To begin the season, both Hawaii and Utah State defeated BYU without scoring a touchdown (the Cougars lost 15-13 and 9-6, respectively, on a flurry of field goals). Iowa State then pummeled BYU, 34-7. The Cougars' first Western Athletic Conference game of the season, against Colorado State, was a wild affair that ended in a 33-33 tie.
Coach LaVell Edwards called those weeks "the low point of my coaching career." But it was also the turning point of his coaching career.
The Cougars defeated Wyoming the following week, 38-7, and then went on to win their next six games. They won the WAC title and were invited to the Fiesta Bowl, which automatically took the league champion. After playing football for 52 years, BYU finally earned a trip to a bowl game.
"It was one of the major early accomplishments we had," Edwards has said. "We had won a championship when I was an assistant (in 1965), but we had never gone to a bowl game. It was an exciting period of time. As a boy growing up, I remember listening to bowl games on the radio. So for us to go to a bowl was very special."
BYU fans gobbled up their allotment of 8,333 tickets for the game. The Cougars fell to Oklahoma State, 16-6, as quarterback Gary Sheide suffered a dislocated shoulder in the first quarter after leading his team to an early 6-0 lead. He was sidelined for the rest of the game.
Still, reaching a bowl was a huge accomplishment, and 1974 was the year BYU's bowl tradition began.
THE COACH AND PONY CONNECTION (1979, 1980)

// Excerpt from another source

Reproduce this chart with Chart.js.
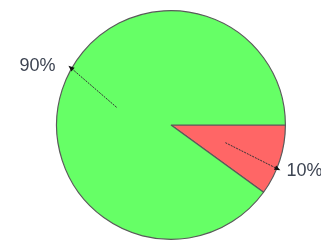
<!DOCTYPE html>
<html>
<head>
<meta charset="utf-8">
<script src="https://cdn.jsdelivr.net/npm/chart.js@4.4.1/dist/chart.umd.min.js"></script>
<style>
html,body{margin:0;padding:0;background:#fff;}
#wrap{width:321px;height:243px;}
</style>
</head>
<body>
<div id="wrap"><canvas id="c" width="321" height="243"></canvas></div>
<script>
const categories = ["B", "A"];
const values = [10, 90];
const percentLabels = ["10%", "90%"];
const sliceColors = ["#ff6666", "#66ff66"];

const leaderPlugin = {
  id: 'leader',
  afterDatasetsDraw(chart, args, opts) {
    const ctx = chart.ctx;
    const meta = chart.getDatasetMeta(0);
    meta.data.forEach((arc, i) => {
      const p = arc.getProps(['x','y','startAngle','endAngle','outerRadius'], true);
      const mid = (p.startAngle + p.endAngle) / 2;
      const r = p.outerRadius;
      const sx = p.x + Math.cos(mid) * r * 0.5;
      const sy = p.y + Math.sin(mid) * r * 0.5;
      const ea = mid + opts.offsets[i] * Math.PI / 180;
      const tx = p.x + Math.cos(ea) * r * 1.035;
      const ty = p.y + Math.sin(ea) * r * 1.035;
      const ang = Math.atan2(ty - sy, tx - sx);
      const bx = tx - Math.cos(ang) * 6;
      const by = ty - Math.sin(ang) * 6;
      ctx.save();
      ctx.strokeStyle = '#333';
      ctx.lineWidth = 1;
      ctx.setLineDash([2, 1]);
      ctx.beginPath();
      ctx.moveTo(sx, sy);
      ctx.lineTo(bx, by);
      ctx.stroke();
      ctx.setLineDash([]);
      ctx.fillStyle = '#111';
      ctx.beginPath();
      ctx.moveTo(tx, ty);
      ctx.lineTo(bx + Math.cos(ang + Math.PI/2) * 2.5, by + Math.sin(ang + Math.PI/2) * 2.5);
      ctx.lineTo(bx - Math.cos(ang + Math.PI/2) * 2.5, by - Math.sin(ang + Math.PI/2) * 2.5);
      ctx.closePath();
      ctx.fill();
      ctx.font = '18px "Liberation Sans", Arial, sans-serif';
      ctx.fillStyle = '#3d4452';
      ctx.textBaseline = 'middle';
      const right = Math.cos(ea) >= 0;
      ctx.textAlign = right ? 'left' : 'right';
      ctx.fillText(percentLabels[i], right ? tx + 6 : tx - 13, ty + 0.5);
      ctx.restore();
    });
  }
};

new Chart(document.getElementById('c'), {
  type: 'pie',
  data: {
    labels: categories,
    datasets: [{
      data: values,
      backgroundColor: sliceColors,
      borderColor: '#5a5a5a',
      borderWidth: 1.2
    }]
  },
  options: {
    responsive: false,
    animation: false,
    rotation: 90,
    layout: { padding: { left: 56, right: 35, top: 10, bottom: 3 } },
    plugins: {
      legend: { display: false },
      tooltip: { enabled: false },
      leader: { offsets: [4.5, 12] }
    }
  },
  plugins: [leaderPlugin]
});
</script>
</body>
</html>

Two of the three gentlemen who are now well-known college football broadcasters are not only quite familiar with BYU, but also have played prominent roles in BYU bowl history — Lee Corso (aka "The Coach") and Craig James (aka "The Pony").
Both games occurred about the time of ESPN's birth. It was a fledgling local cable network headquartered in Bristol, Conn., that began broadcasting on Sept. 7, 1979, just months before Indiana coach Corso faced BYU in the '79 Holiday Bowl.